Poetry needs fanboys and fangirls

So basically the only hits I get on this blog (other than just random hits) come from the keyword search “Joshua Clover.” A month or two ago I wrote a post explaining that I had started reading Clover’s collection The Totality for Kids. Since then I haven’t ever looked at that post, but I have the feeling it was somewhat ignorant, and I am embarrassed when I see traffic from servers such as “The Office of the President at UC Davis,” being specifically drawn to that post, because it’s not all that academic up in here. But really, I am going to advocate that there is nothing wrong with that. Really, I find it a kind of sad commentary that contemporary poetry, even in comparison to other sub-cultural nitches, is so-little-blogged about that my little Joshua Clover entry from a month or two ago is still up there in a noticeable place on the search results. Of course, there is the possibility that, since I share a first name with said Clover and my blog is called Josh’s Froz-T-Freez, at least one of the visitors to my site thought that maybe they were happening onto Joshua Clover’s actual blog (he does have an actual blog by the way, called Jane Dark’s Sugar High. It’s worth checking out.), rather than the semi-destitute blog of a substitute teacher/temp secretary/possible aspiring school librarian from Utah.

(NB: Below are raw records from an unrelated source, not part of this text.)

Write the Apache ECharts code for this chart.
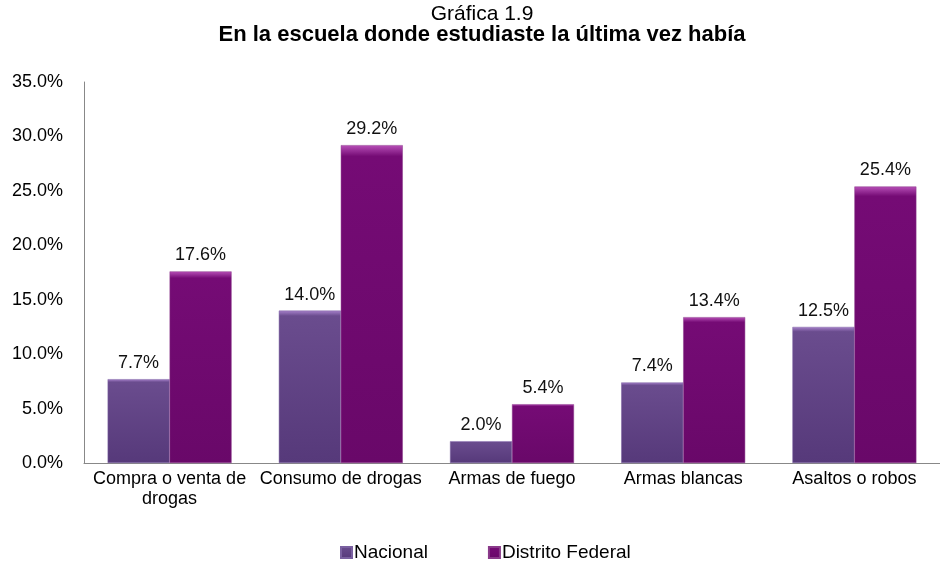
<!DOCTYPE html>
<html><head><meta charset="utf-8">
<script src="https://cdn.jsdelivr.net/npm/echarts@6/dist/echarts.min.js"></script>
<style>html,body{margin:0;padding:0;background:#fff}#c{width:940px;height:567px}</style>
</head><body><div id="c"></div>
<script>
var categories = ['Compra o venta de\ndrogas', 'Consumo de drogas', 'Armas de fuego', 'Armas blancas', 'Asaltos o robos'];
var nacional = [7.7, 14.0, 2.0, 7.4, 12.5];
var distritoFederal = [17.6, 29.2, 5.4, 13.4, 25.4];
var seriesNames = ['Nacional', 'Distrito Federal'];

var chart = echarts.init(document.getElementById('c'), null, {renderer: 'canvas'});
var font = 'Liberation Sans, Arial, sans-serif';
function grad(top, mid, bot) {
  return new echarts.graphic.LinearGradient(0, 0, 0, 1, [
    {offset: 0, color: top}, {offset: 0.035, color: mid}, {offset: 1, color: bot}
  ]);
}
var lbl = {show: true, position: 'top', distance: 7, fontFamily: font, fontSize: 18, color: '#111',
  formatter: function (p) { return p.value.toFixed(1) + '%'; }};
chart.setOption({
  animation: false,
  title: [
    {text: 'Gráfica 1.9', left: 477, textAlign: 'center', top: -1,
     textStyle: {fontFamily: font, fontSize: 21, fontWeight: 'normal', color: '#000'}},
    {text: 'En la escuela donde estudiaste la última vez había', left: 477, textAlign: 'center', top: 19,
     textStyle: {fontFamily: font, fontSize: 22, fontWeight: 'bold', color: '#000'}}
  ],
  legend: {
    bottom: 0, left: 335, itemGap: 60, itemWidth: 11, itemHeight: 11, icon: 'rect',
    textStyle: {fontFamily: font, fontSize: 19, color: '#000', padding: [0, 0, 0, -3]},
    data: seriesNames
  },
  grid: {left: 84, top: 82, width: 870, height: 381, containLabel: false},
  xAxis: {
    type: 'category', data: categories,
    axisLine: {lineStyle: {color: '#888'}}, axisTick: {show: false},
    axisLabel: {fontFamily: font, fontSize: 18, color: '#000', margin: 6, lineHeight: 20, interval: 0}
  },
  yAxis: {
    type: 'value', min: 0, max: 35, interval: 5,
    axisLine: {show: true, lineStyle: {color: '#888'}}, axisTick: {show: false},
    splitLine: {show: false},
    axisLabel: {fontFamily: font, fontSize: 18, color: '#000', margin: 21,
      formatter: function (v) { return v.toFixed(1) + '%'; }}
  },
  series: [
    {name: seriesNames[0], type: 'bar', data: nacional, barGap: '0%', barCategoryGap: '27.6%',
     itemStyle: {color: grad('#a882cc', '#6a4c8e', '#56397a'), borderColor: '#7a60a0', borderWidth: 0.5},
     label: lbl},
    {name: seriesNames[1], type: 'bar', data: distritoFederal,
     itemStyle: {color: grad('#b850b8', '#750b75', '#690869'), borderColor: '#8a3a8a', borderWidth: 0.5},
     label: lbl}
  ]
});
</script></body></html>
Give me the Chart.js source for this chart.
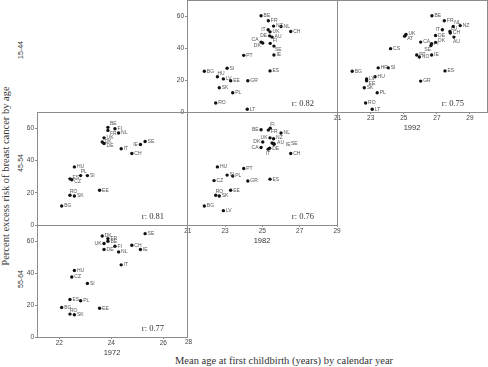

At any rate, if you go ahead and google or technorati any contemporary poet’s name, you’re not going to find all that much being written on the blogoteca. Certainly less than they deserve. Maybe a couple of biographical blurbs from some institutional websites, maybe their name included on a reading schedule for some university or organization. That’s about it. You just don’t find that many people casually geeking out about Haryette Mullen or Frank Bidart on their blogs, the way you may find people doing so about Daydream Nation, scrapbooking or almost any other subject. Even Extreme ironing. Don’t we who love poetry love our poetry as much as those that love other things love their things? I think we do. Contemporary poetry needs more fanboys. Poetry needs its own Pitchforkmedia to enthusiastically report on things like when Craig Arnold’s next book is going to hit stores, W.S. Merwin’s public reading itinerary for 2007 and every time Jorie Graham has a poem published in a literary magazine. So I, for one, am going to try to post more about poetry on here, to help fill up the internet with a quantity of nonsense about a new subject area.

And as for Joshua Clover? I got sick of his book really quick. Too many references to things I didn’t know about and had no desire to investigate. So I read Star Dust by Frank Bidart instead. Insofar as you can consider a collection of poetry a pageturner, Star Dust was to me a definite pageturner. Bidart always is, in my opinion. Need to read more Bidart. Right now, I’m re-reading Mullen’s Sleeping With The Dictionary. I read it several years ago in college after one of my professors name-dropped it semi-sneeringly, and I liked it then, but I’m getting a lot more out of it now. Before, I don’t think I ever really got past the “fun with words” veneer to the subtlety and subversiveness beneath. But you don’t have to take my word for it: de-Doot-DOOT!

Yay for poetry!

p.s. It turns out Joshua Clover teaches at UC Davis, so it’s possible he’s googling himself, which seems kind of sad, but then I’d probably do the same thing. So, if it’s you, Hi Josh! No, I won’t accuse him of that. It’s more likely to be one of his students or colleagues. Or I guess the President of UC Davis? I’m starting to feel more and more that I might get into a little bit of trouble with this post. Probably not though.